The project, which won the architectural project competition for the Ted Ankara College Campus with a capacity of 6000 students in 1998, was implemented in 2005 and educational activities have begun. Conceptualized and designed by Semra Uygur and Özcan Uygur, this campus is a city simulation accomplished adopting the principle that education should create its own urban life even if it is in an area remote from the city. As a result of this design principle, TED Ankara College Campus now operates as an actual city with its functional arrangement, the daily circulation routes designed considering the diversity of common indoor-outdoor areas, and the requirements emerged within the process.
Project Name: TED Ankara College Performing Arts Center
Studio Name: Uygur Architects
Location: Ankara, Turkey
Photography: Cemal Emden
Project size: 9405 m2
Completion date: 2020
Building levels: 2
The campus in question needed a multi-purpose performing arts center with a capacity of 1500 people in the process and eventually the designers adopted the necessity of it to dissolve in the campus arrangement without any pretentiousness.
The Performing Arts Center, which was decided to be articulated with the Sports-Art Street in the current campus plan, was placed in the southwest direction at the end of the Sports- Art Street, considering that it promises a use where social relations are perhaps the most publicized. The singularity of the building is aimed to be unnoticeable while moving on the inner street and care is taken to give the feeling that it was attached to the circulation route in the campus by itself.
The building, which rises considering the image of an eye looking outwards and a hug inviting in, was articulated to the existing street as if it has always been there; the street has turned into a foyer and opened itself to the geography with a transparent finish. Although the Performing Arts Center is designed as a continuation of the overall building composition in the campus, it opens itself to the geography as the end of the campus in an understated but iconic way. It is both the eye and the hug.
The spatial play in combining the orthogonal and Euclidean geometry used in the architectural language of the campus continued in this building, but it is customized. The large volume requirement, which is the result of the dense capacity of 1500 people, has been refined by the transformation of a rectangular prism into a sculptural form. The side facades of the hall are composed by triangulating at different angles, and the movements of light on the wooden facade surfaces perform light and shadow plays outside.
This image of eye and hug, obtained by carving, is felt not only in the distant view, but also in the hall, and the relationship of the viewer with the geography is kept dynamic. For this reason, the hall becomes transparent on both sides and opens itself to the outside.
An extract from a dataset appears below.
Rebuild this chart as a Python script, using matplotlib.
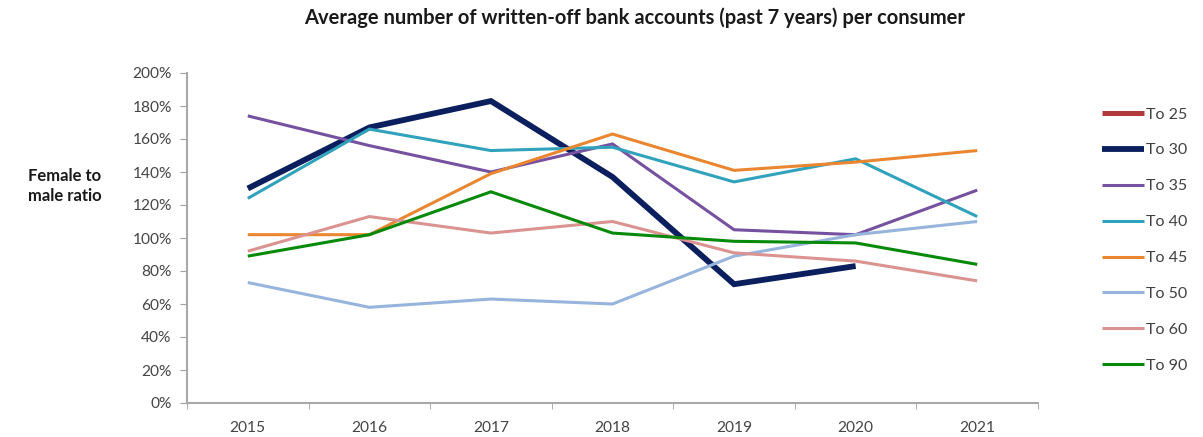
import matplotlib
matplotlib.use("Agg")
import matplotlib.pyplot as plt
import numpy as np

plt.rcParams['font.family'] = ['Lato', 'DejaVu Sans']

years = ["2015", "2016", "2017", "2018", "2019", "2020", "2021"]
nan = np.nan

# female to male ratio, in percent
to_25 = [nan, nan, nan, nan, nan, nan, nan]
to_30 = [130, 167, 183, 137, 72, 83, nan]
to_35 = [174, 156, 140, 157, 105, 102, 129]
to_40 = [124, 166, 153, 155, 134, 148, 113]
to_45 = [102, 102, 139, 163, 141, 146, 153]
to_50 = [73, 58, 63, 60, 89, 102, 110]
to_60 = [92, 113, 103, 110, 91, 86, 74]
to_90 = [89, 102, 128, 103, 98, 97, 84]

series = [
    ("To 25", to_25, "#B23A3A", 3.6),
    ("To 30", to_30, "#0B1F5E", 4.2),
    ("To 35", to_35, "#7551A0", 2.2),
    ("To 40", to_40, "#31A2BC", 2.2),
    ("To 45", to_45, "#EA8630", 2.2),
    ("To 50", to_50, "#97B4DC", 2.2),
    ("To 60", to_60, "#DA9391", 2.2),
    ("To 90", to_90, "#078A0A", 2.2),
]

fig = plt.figure(figsize=(12.03, 4.37), dpi=100)
ax = fig.add_axes([187 / 1203, 1 - 403 / 437, (1038 - 187) / 1203, 330 / 437])

x = np.arange(len(years))
for name, vals, col, lw in series:
    ax.plot(x, np.array(vals, dtype=float) / 100, color=col, lw=lw, label=name,
            solid_joinstyle="miter", solid_capstyle="butt")

ax.set_ylim(0, 2)
ax.set_xlim(-0.5, len(years) - 0.5)
ax.set_yticks(np.arange(0, 2.01, 0.2))
ax.set_yticklabels([f"{int(round(v * 100))}%" for v in np.arange(0, 2.01, 0.2)])
ax.set_xticks(x)
ax.set_xticklabels(years)
ax.set_xticks(np.arange(-0.5, len(years), 1), minor=True)
ax.tick_params(axis="x", which="major", length=0, pad=13)
ax.tick_params(axis="x", which="minor", length=4, color="#A0A0A0", direction="out")
ax.tick_params(axis="y", length=5, color="#A0A0A0", pad=6)
ax.tick_params(labelsize=11.2, labelcolor="#454545")

for s in ["top", "right"]:
    ax.spines[s].set_visible(False)
for s in ["left", "bottom"]:
    ax.spines[s].set_color("#A8A8A8")
    ax.spines[s].set_linewidth(1.5)

fig.text(635 / 1203, 1 - 18 / 437, "Average number of written-off bank accounts (past 7 years) per consumer",
         ha="center", va="center", fontsize=14.5, fontweight="bold", color="#1A1A1A")
fig.text(65 / 1203, 1 - 186 / 437, "Female to\nmale ratio", ha="center", va="center",
         fontsize=12, fontweight="bold", color="#1A1A1A", linespacing=1.3)

fig.legend(loc="upper left", bbox_to_anchor=(1088 / 1203, 1 - 93 / 437), frameon=False,
           handlelength=2.6, handletextpad=0.1, labelspacing=1.36, fontsize=11.5,
           labelcolor="#404040")

fig.savefig("out.png", dpi=100)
The terrace at the end of the Sports-Art street, where the eye and the hug images emerge, can also be used as an open foyer, and can be used for multi-purpose sunset events with its southwestern position.
The design of the building gained identity by recreating the experience of the viewer under a top cover rather than the experience of the viewer in a closed space, and the necessity of maintaining its relationship with the existing topography poetically was adopted as a principle. The hall, which emulates the ancient Greek theater, the most important performance venue, finds its own elevation by resting on the slope of the topography and collects the dense capacity by dissolving it in the volume with its fan-shape. In addition to the use with dense capacity, it can be divided for uses such as theater performances, converted into a smaller hall with curtains, acquiring a multi-purpose character.